#### [Exercise prompt]
In the entries below, find the line containing "Reproduce this chart with Plotly." and the line containing "steps = list(range(len(values)))". Copy those two lines and everything between them exactly, without the pictures.

[Start of Supplied records]

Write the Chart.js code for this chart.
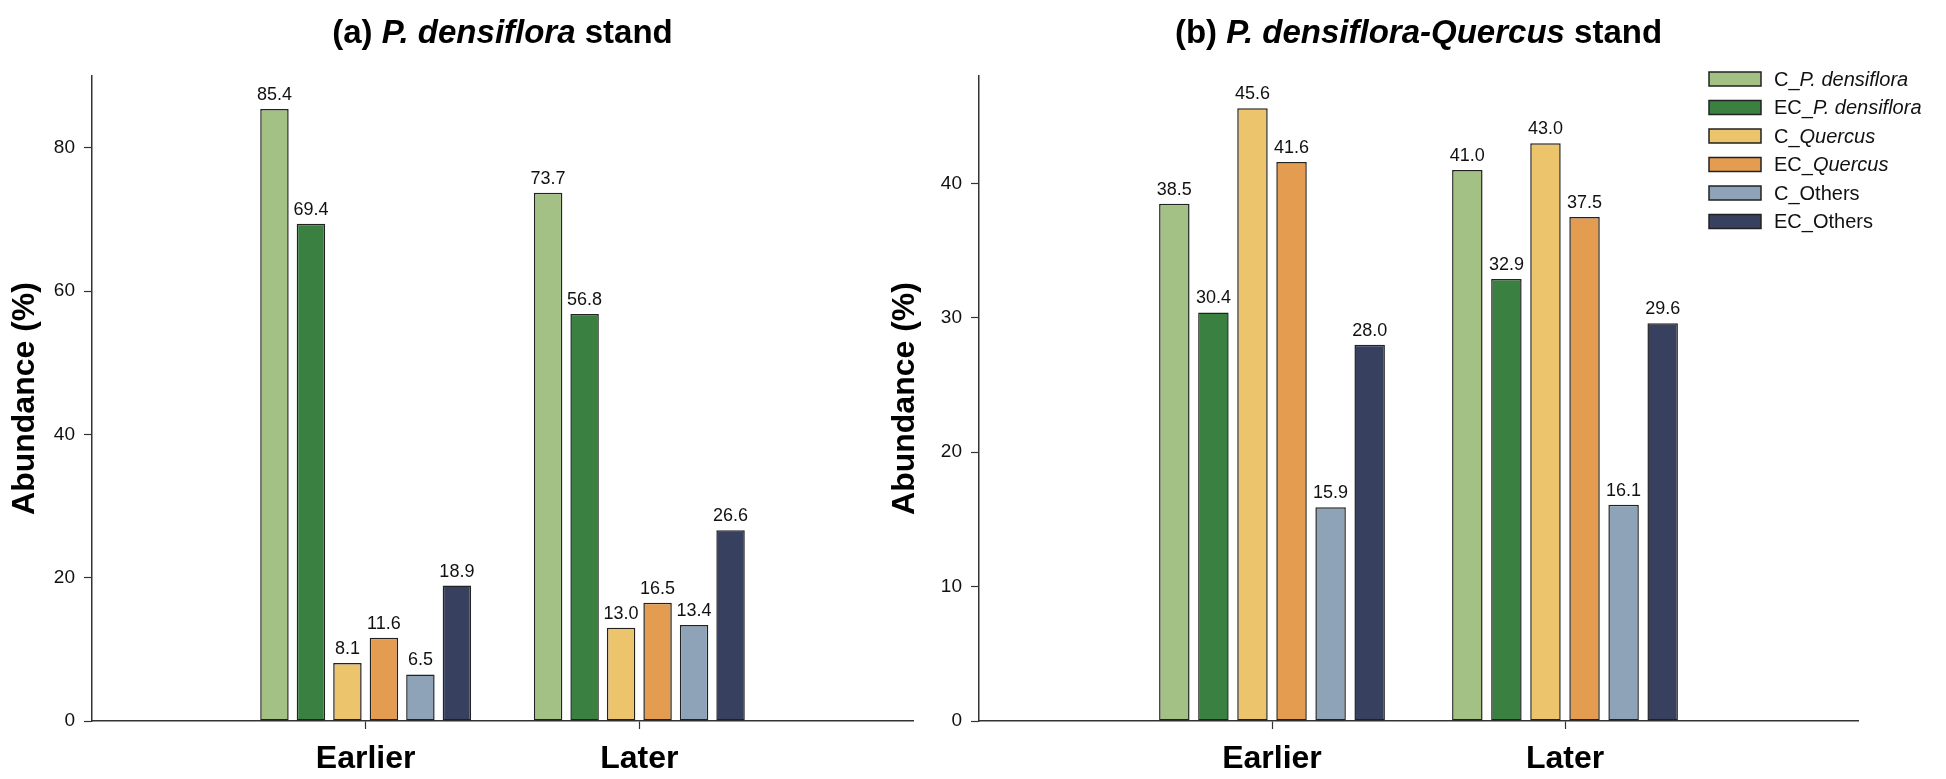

[End of Supplied records]
[Start of Supplied records]

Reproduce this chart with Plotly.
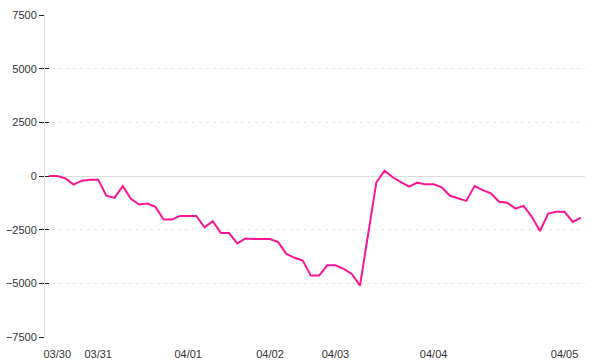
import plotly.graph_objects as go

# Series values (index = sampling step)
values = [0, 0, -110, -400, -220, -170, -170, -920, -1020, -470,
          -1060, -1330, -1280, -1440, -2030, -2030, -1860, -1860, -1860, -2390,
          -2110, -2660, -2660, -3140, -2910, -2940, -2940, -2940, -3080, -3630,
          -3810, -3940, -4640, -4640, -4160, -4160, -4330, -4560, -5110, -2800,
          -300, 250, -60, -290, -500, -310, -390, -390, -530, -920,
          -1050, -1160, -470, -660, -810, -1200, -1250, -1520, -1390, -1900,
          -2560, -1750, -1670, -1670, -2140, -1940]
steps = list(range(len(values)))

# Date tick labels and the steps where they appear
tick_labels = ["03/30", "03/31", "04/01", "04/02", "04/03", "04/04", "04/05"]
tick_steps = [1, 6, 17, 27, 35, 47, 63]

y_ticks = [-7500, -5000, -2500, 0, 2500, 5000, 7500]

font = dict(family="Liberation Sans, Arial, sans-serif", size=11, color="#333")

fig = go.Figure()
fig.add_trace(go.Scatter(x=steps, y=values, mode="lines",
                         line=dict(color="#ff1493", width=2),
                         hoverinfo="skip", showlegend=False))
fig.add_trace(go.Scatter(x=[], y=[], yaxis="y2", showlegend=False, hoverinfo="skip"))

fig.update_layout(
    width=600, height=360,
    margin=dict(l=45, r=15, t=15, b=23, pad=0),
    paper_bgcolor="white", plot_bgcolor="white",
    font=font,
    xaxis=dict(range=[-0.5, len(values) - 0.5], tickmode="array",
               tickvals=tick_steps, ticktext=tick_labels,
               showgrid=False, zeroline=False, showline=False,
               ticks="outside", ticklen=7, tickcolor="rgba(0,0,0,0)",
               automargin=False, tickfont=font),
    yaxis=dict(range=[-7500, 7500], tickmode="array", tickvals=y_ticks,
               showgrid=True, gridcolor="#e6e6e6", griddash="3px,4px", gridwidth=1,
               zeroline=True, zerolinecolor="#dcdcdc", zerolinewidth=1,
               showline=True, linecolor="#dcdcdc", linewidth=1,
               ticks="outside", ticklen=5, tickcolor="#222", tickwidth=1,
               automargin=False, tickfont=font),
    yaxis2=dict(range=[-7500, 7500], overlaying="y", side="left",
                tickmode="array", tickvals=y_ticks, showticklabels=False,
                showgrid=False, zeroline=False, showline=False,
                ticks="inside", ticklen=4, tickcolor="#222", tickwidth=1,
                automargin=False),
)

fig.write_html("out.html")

[End of Supplied records]

#### [Exercise answer]
Reproduce this chart with Plotly.
import plotly.graph_objects as go

# Series values (index = sampling step)
values = [0, 0, -110, -400, -220, -170, -170, -920, -1020, -470,
          -1060, -1330, -1280, -1440, -2030, -2030, -1860, -1860, -1860, -2390,
          -2110, -2660, -2660, -3140, -2910, -2940, -2940, -2940, -3080, -3630,
          -3810, -3940, -4640, -4640, -4160, -4160, -4330, -4560, -5110, -2800,
          -300, 250, -60, -290, -500, -310, -390, -390, -530, -920,
          -1050, -1160, -470, -660, -810, -1200, -1250, -1520, -1390, -1900,
          -2560, -1750, -1670, -1670, -2140, -1940]
steps = list(range(len(values)))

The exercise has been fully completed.